The Thousand Islands (French: Mille-Îles) constitute a North American archipelago of 1,864 islands that straddles the Canada–US border in the Saint Lawrence River as it emerges from the northeast corner of Lake Ontario. They stretch for about 50 miles (80 km) downstream from Kingston, Ontario. The Canadian islands are in the province of Ontario and the U.S. islands in the state of New York.
The islands range in size from over 40 square miles (100 km2) to smaller islands occupied by a single residence, or uninhabited outcroppings of rocks. To count as one of the Thousand Islands, emergent land within the river channel must have at least one square foot (0.093 m2) of land above water level year-round, and support at least two living trees.
The Thousand Islands archipelago is at the outlet of Lake Ontario at the head of the Saint Lawrence River. The region is bisected by the Canada–United States border and covers portions of Jefferson and St. Lawrence counties in the U.S. state of New York, in addition to parts of the United Counties of Leeds and Grenville and Frontenac County in the Canadian province of Ontario.
Geologically, most of the islands are where a branch of the Canadian Shield, known as the Thousand Islands-Frontenac Arch region, runs south across the river to join with the Adirondacks. This region was designated a World Biosphere Reserve by UNESCO in 2002.
The Thousand Islands Bridge connects New York State and Ontario by traversing Wellesley Island at the northernmost point of Interstate 81 in Jefferson County and meets Highway 137, which leads to Highway 401. The waterfront is served by New York State Routes 12 and 37 and by the Thousand Islands Parkway in Ontario. Ontario also has the Waterfront Trail alongside the Parkway for cyclists who wish to see the area in an alternative way.
Seawaymax lake freighters often ply the Saint Lawrence Seaway. As is usual in inland waters of the USA and Canada, vessels must use maritime pilots to help them travel safely. In places, a vessel less than 25 feet (7.6 m) offshore can find itself in over 200 feet (61 m) of water. Conversely, rocks and shoals less than two feet (61 cm) underwater can be found in the center of otherwise deep waters.
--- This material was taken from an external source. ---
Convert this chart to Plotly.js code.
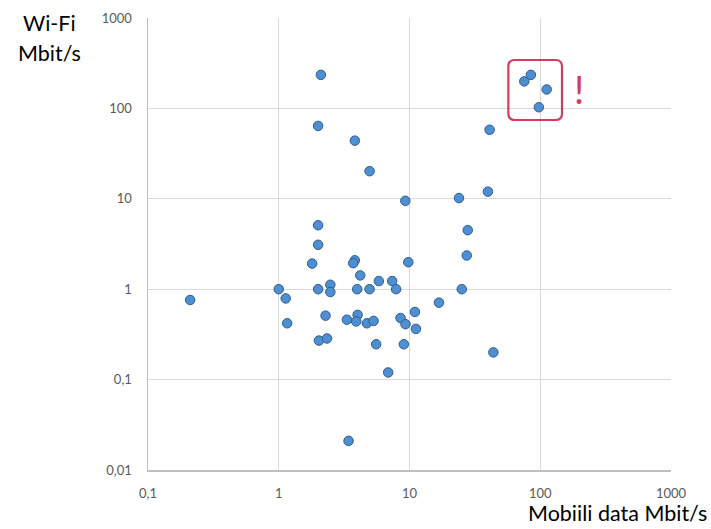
<!DOCTYPE html>
<html>
<head>
<meta charset="utf-8">
<script src="https://cdn.plot.ly/plotly-3.0.1.min.js"></script>
<style>html,body{margin:0;padding:0;background:#fff;}#chart{width:711px;height:529px;}</style>
</head>
<body>
<div id="chart"></div>
<script>
// Mobile data speed (Mbit/s) per measurement
const mobileMbit = [0.21, 1.0, 1.13, 1.16, 1.8, 2.0, 2.0, 2.0, 2.0, 2.1,
  2.48, 2.48, 2.28, 2.03, 2.34, 3.42, 3.82, 3.71, 3.82, 4.2,
  3.98, 4.01, 3.32, 3.91, 4.95, 4.95, 4.72, 5.31, 5.56, 5.83,
  7.37, 7.9, 6.87, 8.54, 9.32, 9.05, 9.29, 9.79, 11.0, 11.2,
  16.8, 23.9, 25.1, 27.4, 27.9, 39.8, 41, 43.8, 75.5, 84.8,
  112, 97.6];
// Wi-Fi speed (Mbit/s) per measurement
const wifiMbit = [0.76, 1.0, 0.79, 0.42, 1.92, 1.0, 3.1, 5.1, 64, 235,
  1.12, 0.93, 0.51, 0.27, 0.285, 0.021, 2.09, 1.94, 44, 1.42,
  1.0, 0.52, 0.46, 0.44, 20.2, 1.0, 0.42, 0.446, 0.246, 1.23,
  1.23, 1.0, 0.12, 0.48, 0.41, 0.246, 9.5, 1.99, 0.56, 0.364,
  0.71, 10.2, 1.0, 2.36, 4.5, 12.0, 58, 0.2, 199, 235,
  162, 103];

const xTickVals = [0.1, 1, 10, 100, 1000];
const xTickText = ['0,1', '1', '10', '100', '1000'];
const yTickVals = [0.01, 0.1, 1, 10, 100, 1000];
const yTickText = ['0,01', '0,1', '1', '10', '100', '1000'];

const xTitle = 'Mobiili data Mbit/s';
const yTitleLines = ['Wi-Fi', 'Mbit/s'];
const noteText = '!';

const F = 'Lato, "Open Sans", sans-serif';
const red = '#d33b63';

// rounded highlight box (paper coords, yb = bottom, yt = top)
function roundRect(x0, yb, x1, yt, rx, ry) {
  return `M ${x0+rx} ${yb} L ${x1-rx} ${yb} Q ${x1} ${yb} ${x1} ${yb+ry} ` +
         `L ${x1} ${yt-ry} Q ${x1} ${yt} ${x1-rx} ${yt} L ${x0+rx} ${yt} ` +
         `Q ${x0} ${yt} ${x0} ${yt-ry} L ${x0} ${yb+ry} Q ${x0} ${yb} ${x0+rx} ${yb} Z`;
}

const trace = {
  x: mobileMbit, y: wifiMbit, type: 'scatter', mode: 'markers',
  marker: {size: 9.5, color: '#4e8fd1', line: {color: '#2f5c92', width: 1}},
  hoverinfo: 'x+y'
};

const layout = {
  width: 711, height: 529,
  margin: {l: 148, r: 40, t: 18, b: 59},
  paper_bgcolor: '#fff', plot_bgcolor: '#fff',
  showlegend: false,
  font: {family: F, color: '#595959', size: 13},
  xaxis: {
    type: 'log', range: [-1, 3], tickvals: xTickVals, ticktext: xTickText,
    showgrid: true, gridcolor: '#d9d9d9', gridwidth: 1,
    showline: true, linecolor: '#bfbfbf', linewidth: 1.5,
    ticks: 'outside', ticklen: 11, tickcolor: 'rgba(0,0,0,0)',
    zeroline: false, tickfont: {family: F, size: 13, color: '#595959'}
  },
  yaxis: {
    type: 'log', range: [-2, 3], tickvals: yTickVals, ticktext: yTickText,
    showgrid: true, gridcolor: '#d9d9d9', gridwidth: 1,
    showline: true, linecolor: '#bfbfbf', linewidth: 1.5,
    ticks: 'outside', ticklen: 12, tickcolor: 'rgba(0,0,0,0)',
    zeroline: false, tickfont: {family: F, size: 13, color: '#595959'}
  },
  shapes: [{
    type: 'path', xref: 'paper', yref: 'paper',
    path: roundRect(0.689, 0.7743, 0.7916, 0.9071, 0.0125, 0.0145),
    line: {color: red, width: 2.2}
  }],
  annotations: [
    {text: yTitleLines[0], xref: 'paper', yref: 'paper', x: -0.188, y: 1.0, xanchor: 'center', yanchor: 'middle',
     yshift: -5, showarrow: false, font: {family: F, size: 21.5, color: '#000'}},
    {text: yTitleLines[1], xref: 'paper', yref: 'paper', x: -0.188, y: 1.0, xanchor: 'center', yanchor: 'middle',
     yshift: -35, showarrow: false, font: {family: F, size: 21.5, color: '#000'}},
    {text: xTitle, xref: 'paper', yref: 'paper', x: 1.072, y: 0, xanchor: 'right', yanchor: 'middle',
     yshift: -43, showarrow: false, font: {family: F, size: 21.5, color: '#000'}},
    {text: noteText, xref: 'paper', yref: 'paper', x: 0.8235, y: 0.843, xanchor: 'center', yanchor: 'middle',
     showarrow: false, font: {family: F, size: 38, color: red}}
  ]
};

Plotly.newPlot('chart', [trace], layout, {staticPlot: true, displayModeBar: false});
</script>
</body>
</html>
Due to the great number of rocks and shoals just above or below the water’s surface, navigation outside of the marked channels at night can be dangerous.
Before the introduction of the zebra mussel, visibility of only 10 to 15 feet (3.0 to 4.6 m) was usual, slightly decreasing as the years passed. Water clarity improved markedly in the mid-1990s with the arrival of zebra mussels, which feed on algae. The water is so clear in some areas a rocky bottom can be observed in 80 feet (24 m) of water. The area has several shipwrecks, and although most are over 100 feet (30 m) underwater, some are a mere 15 feet (4.6 m) down and can be seen from the surface.
Prior to European colonization, the Thousand Islands region was home to, or visited by, members of the Iroquois Confederacy and Ojibwa people. Their name for the islands was Manitouana or the “Garden of the Great Spirit”.
The region was a part of the War of 1812 between the British Empire and the United States. Many sites from the war can be found, such as Fort Wellington in Prescott, Ontario and the garrison on Chimney Island, Mallorytown, Ontario. Museums about the war can be found on both the Canadian and American side of the river.
Historical postcard views of Alexandria Bay (left) and a steamboat touring Lost Channel, c. 1900
In the late 19th and early 20th centuries, many distinguished visitors made the region widely known as a summer resort. During the half century (1874–1912) of the resort’s greatest prominence, most wealthy vacationers came from New York City, joined by prominent families from Chicago, Cleveland, Pittsburgh and other cities of the United States and Canada. Several grand hotels provided luxurious accommodations while steamboats offered extensive tours among the islands. Wealthy and middle-class summer residents built summer homes, and the region retains a historically important collection of vacation homes from this time.
Among the lavish homes built during this time were several masonry “castles”, some of which remain as international landmarks. The region’s first castle, Castle Rest, was built in 1888; it was destroyed in the mid-20th century. The most famous extant examples are “The Towers” on Dark Island, now called Singer Castle, and the previously long-neglected Boldt Castle on Heart Island, which had been left unfinished for over 75 years upon the untimely death of George Boldt’s wife. It has since been completed over the recent decades in accord with Boldt’s original plans.
The Thousand Islands have long been a center for recreational boating. Large steam yachts, many designed by Nathanael Herreshoff, required distinctive yacht houses. The region was known also for innovative power boating during this period. Three local yacht clubs hosted the Gold Cup Races of the American Power Boat Association for nine consecutive years.